Ce régime international doit résulter d’un consensus, a ajouté le représentant de l’Indonésie, le plus grand pays archipélagique. Il a invité à suivre le précédent du droit de la mer et notamment de la Convention des Nations Unies sur le droit de la mer de 1982, qui fut adoptée par consensus. Même demande de la part de la Chine, dont le délégué a exigé une adoption par consensus sur les quatre sujets inclus dans le projet. Le représentant de la Türkiye a saisi cette occasion pour rappeler que ce processus est ouvert à tous les États Membres, quel que soit leur statut par rapport à la Convention. Il a plaidé pour que soit conservé le paragraphe 3 de l’article 4 du « texte rafraîchi » relatif à ce point.

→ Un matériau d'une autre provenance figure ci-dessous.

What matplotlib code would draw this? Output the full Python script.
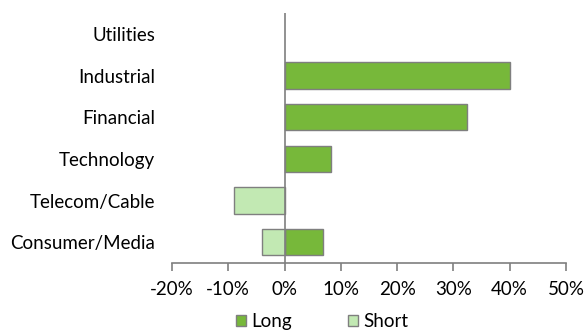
import matplotlib
matplotlib.use("Agg")
import matplotlib.pyplot as plt
import numpy as np
from matplotlib.ticker import FuncFormatter

categories = ["Consumer/Media", "Telecom/Cable", "Technology", "Financial", "Industrial", "Utilities"]
long_pos = [6.8, np.nan, 8.2, 32.4, 40.0, np.nan]
short_pos = [-4.0, -8.9, np.nan, np.nan, np.nan, np.nan]
x_ticks = [-20, -10, 0, 10, 20, 30, 40, 50]

plt.rcParams['font.family'] = ['Lato', 'DejaVu Sans']

fig = plt.figure(figsize=(5.85, 3.33), dpi=100)
ax = fig.add_axes([0.294, 0.21, 0.6735, 0.751])

y = range(len(categories))
ax.barh(y, long_pos, height=0.63, color='#77b83a', edgecolor='#7f7f7f', linewidth=1, label='Long', zorder=2)
ax.barh(y, short_pos, height=0.63, color='#c2e9b3', edgecolor='#7f7f7f', linewidth=1, label='Short', zorder=2)

ax.axvline(0, color='#7f7f7f', linewidth=1.2, zorder=3)
ax.set_xlim(-20, 50)
ax.set_ylim(-0.5, 5.5)
ax.set_xticks(x_ticks)
ax.xaxis.set_major_formatter(FuncFormatter(lambda v, p: f"{v:.0f}%"))
ax.set_yticks(list(y))
ax.set_yticklabels(categories)

for s in ['top', 'right', 'left']:
    ax.spines[s].set_visible(False)
ax.spines['bottom'].set_color('#7f7f7f')
ax.spines['bottom'].set_linewidth(1.2)
ax.tick_params(axis='x', colors='#7f7f7f', length=6, width=1.2, labelsize=13.5, labelcolor='black', pad=7)
ax.tick_params(axis='y', length=0, labelsize=13.5, pad=12)

fig.legend(loc='lower center', bbox_to_anchor=(0.551, -0.042), ncol=2, frameon=False, fontsize=13.5,
           handlelength=0.5, handleheight=0.5, handletextpad=0.3, columnspacing=3.0)

fig.savefig("out.png", dpi=100)
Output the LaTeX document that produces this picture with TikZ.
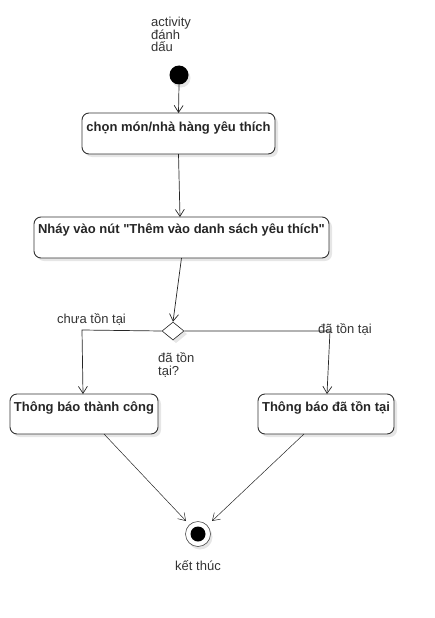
\documentclass[tikz,border=0pt]{standalone}
\usepackage{fontspec}
\setmainfont{Liberation Sans}[Ligatures=TeXOff]
\usetikzlibrary{arrows.meta,shapes.geometric}
\definecolor{txt}{HTML}{333333}
\definecolor{shad}{HTML}{E6E6E6}
\tikzset{
  every picture/.style={x=1pt,y=-1pt},
  act/.style={draw=black!80,line width=0.9pt,rounded corners=7pt,fill=white,inner sep=0pt},
  actshadow/.style={fill=shad,rounded corners=7pt,draw=none},
  acttext/.style={font=\fontsize{13}{15}\selectfont\bfseries,text=black!85,anchor=base,inner sep=0pt},
  lbl/.style={font=\fontsize{13}{12.5}\selectfont,text=txt,inner sep=0pt,align=left},
  flow/.style={draw=black!85,line width=0.7pt,-{Straight Barb[length=7pt,width=9pt,line width=0.7pt]}},
  thin/.style={draw=black!85,line width=0.5pt,-{Straight Barb[length=7pt,width=9pt,line width=0.5pt]}},
}
\newcommand{\actbox}[5]{% name, x1, y1, x2, y2
  \fill[actshadow] (#2+3,#3+3) rectangle (#4+3,#5+3);
  \draw[act] (#2,#3) rectangle (#4,#5);
  \coordinate (#1-n) at ({(#2+#4)/2},#3);
  \coordinate (#1-s) at ({(#2+#4)/2},#5);
}
\begin{document}
\begin{tikzpicture}
\useasboundingbox (0,0) rectangle (434,618);
% title
\node[lbl,anchor=base west] (title) at (151,52) {activity\\đánh\\dấu};
% start
\fill[shad] (181,78) circle (9.5);
\node[circle,fill=black,minimum size=19pt,inner sep=0pt] (start) at (179,75) {};
% boxes
\actbox{b1}{82}{113}{275}{154}
\node[acttext] (t1) at (178.5,131) {chọn món/nhà hàng yêu thích};
\actbox{b2}{34}{217}{329}{258}
\node[acttext] (t2) at (181.5,233) {Nháy vào nút "Thêm vào danh sách yêu thích"};
\actbox{b3}{10}{394}{158}{434}
\node[acttext] (t3) at (84,411) {Thông báo thành công};
\actbox{b4}{258}{394}{394}{434}
\node[acttext] (t4) at (326,411) {Thông báo đã tồn tại};
% decision
\fill[shad] (176,325) -- (187,334) -- (176,343) -- (165,334) -- cycle;
\node[diamond,draw=black!85,fill=white,line width=0.6pt,minimum width=22pt,minimum height=18pt,inner sep=0pt] (dec) at (173,331) {};
% end
\fill[shad] (200,537) circle (12.5);
\node[circle,draw=black!70,fill=white,line width=0.6pt,minimum size=25pt,inner sep=0pt] (end) at (198,534) {};
\node[circle,fill=black,minimum size=15pt,inner sep=0pt] (endin) at (198,534) {};
% labels
\node[lbl,anchor=base west] (l1) at (57,323) {chưa tồn tại};
\node[lbl,anchor=base west] (l2) at (318,333) {đã tồn tại};
\node[lbl,anchor=base west] (l3) at (158,375) {đã tồn\\tại?};
\node[lbl,anchor=base] (l4) at (198,570) {kết thúc};
% connectors
\draw[flow] (start.south) -- (b1-n);
\draw[flow] (b1-s) -- (180,217);
\draw[flow] (b2-s) -- (dec.north);
\coordinate (cl) at (82,330);
\coordinate (cr) at (330,331);
\draw[flow] (dec.west) -- (cl) -- (83,394);
\draw[flow] (dec.east) -- (cr) -- (327,394);
\draw[thin] (104,434) -- (186,521);
\draw[thin] (304,434) -- (212,521);
\end{tikzpicture}
\end{document}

Le besoin d’avoir enfin un traité a été rappelé dans les déclarations avec un sentiment d’urgence, comme l’a exprimé notamment la représentante de la République de Corée, plaidant elle aussi pour plus de souplesse. « Il faut agir avant qu’il ne soit trop tard », a lancé la représentante de Greenpeace, qui a rappelé que les océans ont perdu 70% des requins en 50 ans et que plus d’une centaine d’espèces marines sont gravement en danger. « Cet accord est en discussion depuis 20 ans », s’est-elle impatientée.
À l’instar des trois autres représentants d’organisations non gouvernementales qui ont pris la parole en fin de séance (Union internationale pour la conservation de la nature, High Seas Alliance et Deep Sea Conservation Coalition), elle a appelé à achever le processus BBNJ en arrêtant un texte d’ici à la fin de 2022. Il en va de notre responsabilité mondiale envers l’océan, a argué la représentante du Costa Rica. Cette année verra aussi se tenir la COP27, a indiqué le représentant de l’Égypte, pays qui accueillera et présidera cette conférence des États parties à la Convention-cadre des Nations Unies sur les changements climatiques.
Il faut s’appuyer sur la dynamique acquise au cours de la cinquième session, a recommandé le représentant de Monaco, attaché en particulier au chapitre « Outils de gestion par zone, y compris les aires marines protégées », tandis que la déléguée du Royaume-Uni a assuré rester engagée à atteindre un ambitieux accord pour garantir la santé des océans. L’Équateur aussi est engagé en ce sens, a fait valoir son délégué en citant sa réserve marine dans les Galapagos et son couloir maritime établi avec la Colombie, le Panama et le Costa Rica. L’engagement démontré par les délégations est à la hauteur de l’objectif ambitieux, car, comme l’a rappelé la représentante des États-Unis, ce processus doit nous conduire à protéger 30% de la biodiversité marine d’ici à 2030 et « l’échec n’est pas une option ».
« Ce n’est pas qu’un accord historique, c’est un engagement transcendantal au bénéfice des générations présentes et futures », a décrété la représentante de la République dominicaine en avertissant qu’on ne peut pas continuer à ignorer la biodiversité marine. « Le monde entier nous regarde », a conclu le représentant des États fédérés de Micronésie.